**Stated task**
All the data below goes into the copy word for word, but the pictures don't.

[Start]

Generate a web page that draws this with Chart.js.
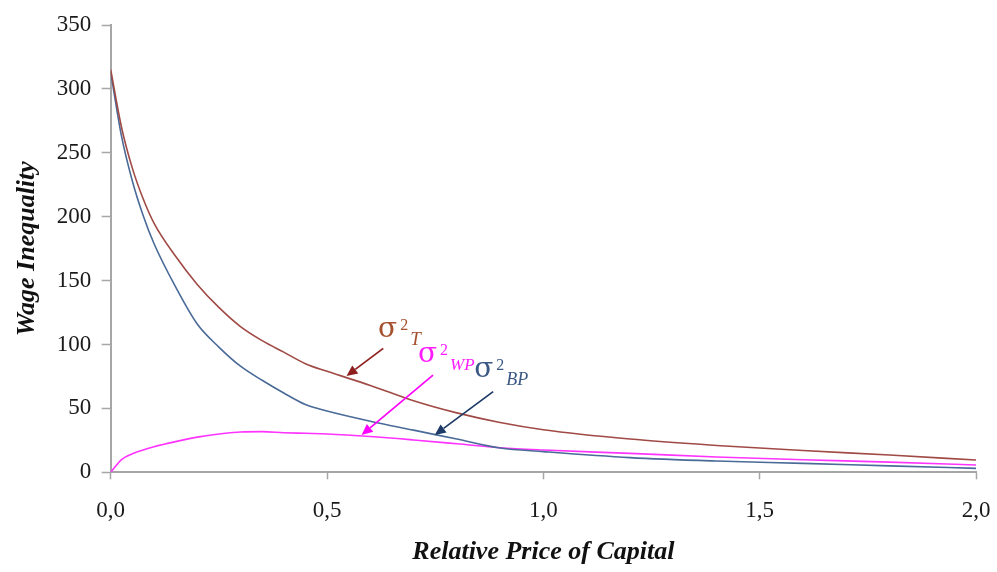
<!DOCTYPE html>
<html>
<head>
<meta charset="utf-8">
<script src="https://cdn.jsdelivr.net/npm/chart.js@4/dist/chart.umd.min.js"></script>
<style>
  html, body { margin: 0; padding: 0; background: #fff; }
  #wrap { width: 997px; height: 572px; position: relative; }
</style>
</head>
<body>
<div id="wrap"><canvas id="chart"></canvas></div>
<script>
// Relative price of capital (x) and the three variance curves
const prices = [0, 0.025, 0.05, 0.075, 0.1, 0.15, 0.2, 0.25, 0.3, 0.35, 0.4, 0.45, 0.5,
  0.6, 0.7, 0.8, 0.9, 1.0, 1.2, 1.4, 1.6, 1.8, 2.0];
const totalVar = [315, 270, 238, 214, 195, 169, 147, 129, 114, 103, 94, 85, 79,
  68, 56, 46.5, 39, 33.3, 26, 21, 17, 13.5, 9.6];
const betweenVar = [313, 263, 228, 201, 179, 145, 116, 98, 83, 72, 62, 53, 48,
  40, 33, 26, 19, 16.2, 11.5, 8.8, 7, 5, 3.1];
const withinVar = [0, 10, 14.5, 17.5, 20, 24, 27.5, 30, 31.5, 31.8, 31, 30.5, 30,
  28, 25.3, 22.3, 19.2, 17.4, 14.8, 12, 9.8, 8, 5.7];

const xTicks = [0, 0.5, 1.0, 1.5, 2.0];
const yTicks = [0, 50, 100, 150, 200, 250, 300, 350];

// Curve labels (data units, x/y = left/baseline of sigma)
const curveLabels = [
  { sub: 'T', color: '#A5512E', x: 0.618, y: 106, subSize: 19 },
  { sub: 'WP', color: '#FF1CFF', x: 0.71, y: 86.3, subSize: 17 },
  { sub: 'BP', color: '#3A5884', x: 0.84, y: 74.6, subSize: 18 },
];
// Arrows: from -> to, in data units
const arrows = [
  { color: '#8E1F1F', from: [0.63, 97], to: [0.545, 75.3] },
  { color: '#FF00FF', from: [0.745, 76.1], to: [0.58, 29.2] },
  { color: '#1E3A66', from: [0.884, 63.1], to: [0.749, 29.2] },
];

const SERIF = '"Liberation Serif", "Times New Roman", serif';

function toPoints(values) {
  return values.map((v, i) => ({ x: prices[i], y: v }));
}

function commaLabel(v) {
  return v.toFixed(1).replace('.', ',');
}

const annotationPlugin = {
  id: 'curveNotes',
  afterDatasetsDraw(chart) {
    const ctx = chart.ctx;
    const xs = chart.scales.x;
    const ys = chart.scales.y;

    arrows.forEach((a) => {
      const x1 = xs.getPixelForValue(a.from[0]);
      const y1 = ys.getPixelForValue(a.from[1]);
      const x2 = xs.getPixelForValue(a.to[0]);
      const y2 = ys.getPixelForValue(a.to[1]);
      const ang = Math.atan2(y2 - y1, x2 - x1);
      const head = 11;
      const half = 5;
      const bx = x2 - head * Math.cos(ang);
      const by = y2 - head * Math.sin(ang);
      ctx.save();
      ctx.strokeStyle = a.color;
      ctx.fillStyle = a.color;
      ctx.lineWidth = 1.7;
      ctx.beginPath();
      ctx.moveTo(x1, y1);
      ctx.lineTo(bx, by);
      ctx.stroke();
      ctx.beginPath();
      ctx.moveTo(x2, y2);
      ctx.lineTo(bx + half * Math.sin(ang), by - half * Math.cos(ang));
      ctx.lineTo(bx - half * Math.sin(ang), by + half * Math.cos(ang));
      ctx.closePath();
      ctx.fill();
      ctx.restore();
    });

    curveLabels.forEach((l) => {
      let x = xs.getPixelForValue(l.x);
      const y = ys.getPixelForValue(l.y);
      ctx.save();
      ctx.fillStyle = l.color;
      ctx.textBaseline = 'alphabetic';
      ctx.textAlign = 'left';
      ctx.font = '28px "DejaVu Serif", serif';
      ctx.fillText('σ', x, y);
      x += ctx.measureText('σ').width + 3;
      ctx.font = '16px ' + SERIF;
      ctx.fillText('2', x, y - 7);
      x += ctx.measureText('2').width + 2;
      ctx.font = 'italic ' + l.subSize + 'px ' + SERIF;
      ctx.fillText(l.sub, x, y + 8);
      ctx.restore();
    });
  },
};

const axisGrey = '#A6A6A6';

new Chart(document.getElementById('chart').getContext('2d'), {
  type: 'line',
  data: {
    datasets: [
      {
        label: 'σ²T',
        data: toPoints(totalVar),
        borderColor: '#A04A45',
        borderWidth: 1.6,
        pointRadius: 0,
        cubicInterpolationMode: 'monotone',
      },
      {
        label: 'σ²BP',
        data: toPoints(betweenVar),
        borderColor: '#4A6A98',
        borderWidth: 1.6,
        pointRadius: 0,
        cubicInterpolationMode: 'monotone',
      },
      {
        label: 'σ²WP',
        data: toPoints(withinVar),
        borderColor: '#FF33FF',
        borderWidth: 1.6,
        pointRadius: 0,
        cubicInterpolationMode: 'monotone',
      },
    ],
  },
  options: {
    responsive: true,
    maintainAspectRatio: false,
    animation: false,
    layout: { padding: { top: 25, right: 21, left: 0, bottom: 0 } },
    plugins: {
      legend: { display: false },
      tooltip: { enabled: false },
    },
    scales: {
      x: {
        type: 'linear',
        min: 0,
        max: 2,
        afterFit(scale) {
          scale.height = 99.7;
          // the tick padding would otherwise push the plot in from the right
          scale.paddingLeft = 0;
          scale.paddingRight = 0;
        },
        afterBuildTicks(scale) { scale.ticks = xTicks.map((v) => ({ value: v })); },
        ticks: {
          callback: (v) => commaLabel(v),
          color: '#1a1a1a',
          padding: 18,
          maxRotation: 0,
          font: { family: SERIF, size: 23 },
        },
        grid: {
          drawOnChartArea: false,
          drawTicks: true,
          tickLength: 7,
          tickColor: axisGrey,
          tickWidth: 1.5,
        },
        border: { color: axisGrey, width: 2 },
        title: {
          display: true,
          text: 'Relative Price of Capital',
          color: '#111',
          padding: { top: 0, bottom: 4 },
          font: { family: SERIF, size: 26, style: 'italic', weight: 'bold' },
        },
      },
      y: {
        min: 0,
        max: 350,
        afterFit(scale) { scale.width = 110.7; },
        afterBuildTicks(scale) { scale.ticks = yTicks.map((v) => ({ value: v })); },
        ticks: {
          color: '#1a1a1a',
          padding: 10.5,
          font: { family: SERIF, size: 23 },
        },
        grid: {
          drawOnChartArea: false,
          drawTicks: true,
          tickLength: 9,
          tickColor: axisGrey,
          tickWidth: 1.5,
        },
        border: { color: axisGrey, width: 2 },
        title: {
          display: true,
          text: 'Wage Inequality',
          color: '#111',
          padding: { top: 12, bottom: 0 },
          font: { family: SERIF, size: 26, style: 'italic', weight: 'bold' },
        },
      },
    },
  },
  plugins: [annotationPlugin],
});
</script>
</body>
</html>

[End]

**Response below**
Generate a web page that draws this with Chart.js.
<!DOCTYPE html>
<html>
<head>
<meta charset="utf-8">
<script src="https://cdn.jsdelivr.net/npm/chart.js@4/dist/chart.umd.min.js"></script>
<style>
  html, body { margin: 0; padding: 0; background: #fff; }
  #wrap { width: 997px; height: 572px; position: relative; }
</style>
</head>
<body>
<div id="wrap"><canvas id="chart"></canvas></div>
<script>
// Relative price of capital (x) and the three variance curves
const prices = [0, 0.025, 0.05, 0.075, 0.1, 0.15, 0.2, 0.25, 0.3, 0.35, 0.4, 0.45, 0.5,
  0.6, 0.7, 0.8, 0.9, 1.0, 1.2, 1.4, 1.6, 1.8, 2.0];
const totalVar = [315, 270, 238, 214, 195, 169, 147, 129, 114, 103, 94, 85, 79,
  68, 56, 46.5, 39, 33.3, 26, 21, 17, 13.5, 9.6];
const betweenVar = [313, 263, 228, 201, 179, 145, 116, 98, 83, 72, 62, 53, 48,
  40, 33, 26, 19, 16.2, 11.5, 8.8, 7, 5, 3.1];
const withinVar = [0, 10, 14.5, 17.5, 20, 24, 27.5, 30, 31.5, 31.8, 31, 30.5, 30,
  28, 25.3, 22.3, 19.2, 17.4, 14.8, 12, 9.8, 8, 5.7];

const xTicks = [0, 0.5, 1.0, 1.5, 2.0];
const yTicks = [0, 50, 100, 150, 200, 250, 300, 350];

// Curve labels (data units, x/y = left/baseline of sigma)
const curveLabels = [
  { sub: 'T', color: '#A5512E', x: 0.618, y: 106, subSize: 19 },
  { sub: 'WP', color: '#FF1CFF', x: 0.71, y: 86.3, subSize: 17 },
  { sub: 'BP', color: '#3A5884', x: 0.84, y: 74.6, subSize: 18 },
];
// Arrows: from -> to, in data units
const arrows = [
  { color: '#8E1F1F', from: [0.63, 97], to: [0.545, 75.3] },
  { color: '#FF00FF', from: [0.745, 76.1], to: [0.58, 29.2] },
  { color: '#1E3A66', from: [0.884, 63.1], to: [0.749, 29.2] },
];

const SERIF = '"Liberation Serif", "Times New Roman", serif';

function toPoints(values) {
  return values.map((v, i) => ({ x: prices[i], y: v }));
}

function commaLabel(v) {
  return v.toFixed(1).replace('.', ',');
}

const annotationPlugin = {
  id: 'curveNotes',
  afterDatasetsDraw(chart) {
    const ctx = chart.ctx;
    const xs = chart.scales.x;
    const ys = chart.scales.y;

    arrows.forEach((a) => {
      const x1 = xs.getPixelForValue(a.from[0]);
      const y1 = ys.getPixelForValue(a.from[1]);
      const x2 = xs.getPixelForValue(a.to[0]);
      const y2 = ys.getPixelForValue(a.to[1]);
      const ang = Math.atan2(y2 - y1, x2 - x1);
      const head = 11;
      const half = 5;
      const bx = x2 - head * Math.cos(ang);
      const by = y2 - head * Math.sin(ang);
      ctx.save();
      ctx.strokeStyle = a.color;
      ctx.fillStyle = a.color;
      ctx.lineWidth = 1.7;
      ctx.beginPath();
      ctx.moveTo(x1, y1);
      ctx.lineTo(bx, by);
      ctx.stroke();
      ctx.beginPath();
      ctx.moveTo(x2, y2);
      ctx.lineTo(bx + half * Math.sin(ang), by - half * Math.cos(ang));
      ctx.lineTo(bx - half * Math.sin(ang), by + half * Math.cos(ang));
      ctx.closePath();
      ctx.fill();
      ctx.restore();
    });

    curveLabels.forEach((l) => {
      let x = xs.getPixelForValue(l.x);
      const y = ys.getPixelForValue(l.y);
      ctx.save();
      ctx.fillStyle = l.color;
      ctx.textBaseline = 'alphabetic';
      ctx.textAlign = 'left';
      ctx.font = '28px "DejaVu Serif", serif';
      ctx.fillText('σ', x, y);
      x += ctx.measureText('σ').width + 3;
      ctx.font = '16px ' + SERIF;
      ctx.fillText('2', x, y - 7);
      x += ctx.measureText('2').width + 2;
      ctx.font = 'italic ' + l.subSize + 'px ' + SERIF;
      ctx.fillText(l.sub, x, y + 8);
      ctx.restore();
    });
  },
};

const axisGrey = '#A6A6A6';

new Chart(document.getElementById('chart').getContext('2d'), {
  type: 'line',
  data: {
    datasets: [
      {
        label: 'σ²T',
        data: toPoints(totalVar),
        borderColor: '#A04A45',
        borderWidth: 1.6,
        pointRadius: 0,
        cubicInterpolationMode: 'monotone',
      },
      {
        label: 'σ²BP',
        data: toPoints(betweenVar),
        borderColor: '#4A6A98',
        borderWidth: 1.6,
        pointRadius: 0,
        cubicInterpolationMode: 'monotone',
      },
      {
        label: 'σ²WP',
        data: toPoints(withinVar),
        borderColor: '#FF33FF',
        borderWidth: 1.6,
        pointRadius: 0,
        cubicInterpolationMode: 'monotone',
      },
    ],
  },
  options: {
    responsive: true,
    maintainAspectRatio: false,
    animation: false,
    layout: { padding: { top: 25, right: 21, left: 0, bottom: 0 } },
    plugins: {
      legend: { display: false },
      tooltip: { enabled: false },
    },
    scales: {
      x: {
        type: 'linear',
        min: 0,
        max: 2,
        afterFit(scale) {
          scale.height = 99.7;
          // the tick padding would otherwise push the plot in from the right
          scale.paddingLeft = 0;
          scale.paddingRight = 0;
        },
        afterBuildTicks(scale) { scale.ticks = xTicks.map((v) => ({ value: v })); },
        ticks: {
          callback: (v) => commaLabel(v),
          color: '#1a1a1a',
          padding: 18,
          maxRotation: 0,
          font: { family: SERIF, size: 23 },
        },
        grid: {
          drawOnChartArea: false,
          drawTicks: true,
          tickLength: 7,
          tickColor: axisGrey,
          tickWidth: 1.5,
        },
        border: { color: axisGrey, width: 2 },
        title: {
          display: true,
          text: 'Relative Price of Capital',
          color: '#111',
          padding: { top: 0, bottom: 4 },
          font: { family: SERIF, size: 26, style: 'italic', weight: 'bold' },
        },
      },
      y: {
        min: 0,
        max: 350,
        afterFit(scale) { scale.width = 110.7; },
        afterBuildTicks(scale) { scale.ticks = yTicks.map((v) => ({ value: v })); },
        ticks: {
          color: '#1a1a1a',
          padding: 10.5,
          font: { family: SERIF, size: 23 },
        },
        grid: {
          drawOnChartArea: false,
          drawTicks: true,
          tickLength: 9,
          tickColor: axisGrey,
          tickWidth: 1.5,
        },
        border: { color: axisGrey, width: 2 },
        title: {
          display: true,
          text: 'Wage Inequality',
          color: '#111',
          padding: { top: 12, bottom: 0 },
          font: { family: SERIF, size: 26, style: 'italic', weight: 'bold' },
        },
      },
    },
  },
  plugins: [annotationPlugin],
});
</script>
</body>
</html>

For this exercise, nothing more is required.